Sans conteste, Awolrus est un acteur clé de l'underground californien. A son échelle, il est une star. Pourtant, il est ardu de lui trouver un chef d'œuvre. Serait-ce Souldoubt, l'album des tubes ? Slanguage, sa virée free jazz avec Daddy Kev ? Number 3 On The Phone, pour le fabuleux "Carnage Asada" ? Difficile à dire, chaque disque mêlant le brillant au frustrant. Alors peut-être faut-il, à tous, préférer ce calme, court et discret Only Death Can Kill You, sorti avec Factor.

AWOL ONE & FACTOR - Only Death Can Kill You

A première vue, ce projet commun d’une demi-légende de l'underground rap et d’un beatmaker aussi prolifique que méconnu pouvait aboutir au passable, voire au pire. Après tout, les collaborations du producteur de Saskatoon avec d’autres rappeurs californiens (Akuma, Existereo, Kirby Dominant) n'ont pas toutes été des plus mémorables. Nous étions en droit de redouter un Awol One geignard s’exprimant en pilotage automatique sur ces samples de guitare pas toujours inspirés dont Factor est tout spécialement friand.

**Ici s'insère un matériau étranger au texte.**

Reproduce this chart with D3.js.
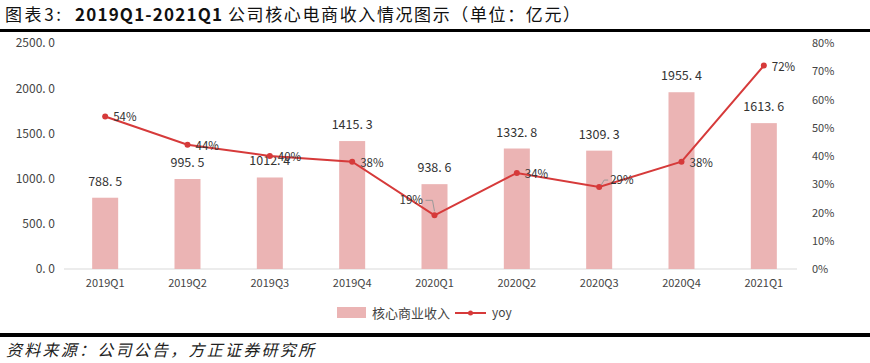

Mais non. In fine, ce disque sans prétention est une réussite. Awol One trouve ici des boucles simples qui conviennent à son éternel numéro de rappeur dépressif, en train de deviser à moitié ivre devant une chope de bière. Quand notre rappeur philosophe sur la fuite du temps ("Old Babies"), Factor sort la guitare mélancolique idoine. Quand il entame avec quelques amis un titre bonhomme ("Digital Angel"), le Canadien lui offre la mélodie bondissante qui va bien, avec une science des variations dont il n'a pas toujours été capable. Et quand le train-train s’installe, quand l’album s’éternise sur un rythme pépère, Factor relance la machine avec un beat plus sec et dérangeant serti de scratches ("Smokin’ Coffee").

Le duo se dépasse même sur l'excellent "Sunday Mourning", où le producteur place en refrain un passage ralenti du "Mourning Sunday Morning" de Free, pendant que le rappeur chantonne et qu'il souligne le propos de "that’s right".

Il y a de fortes chances que ce Only Death Can Kill You trop underground passe inaperçu, qu'il s'égare dans les méandres de la discographie abondante des deux hommes. Pourtant, même s'il n'est pas le plus tonitruant, il est fort possible qu'il soit en fait le meilleur et le plus abouti de ses instigateurs.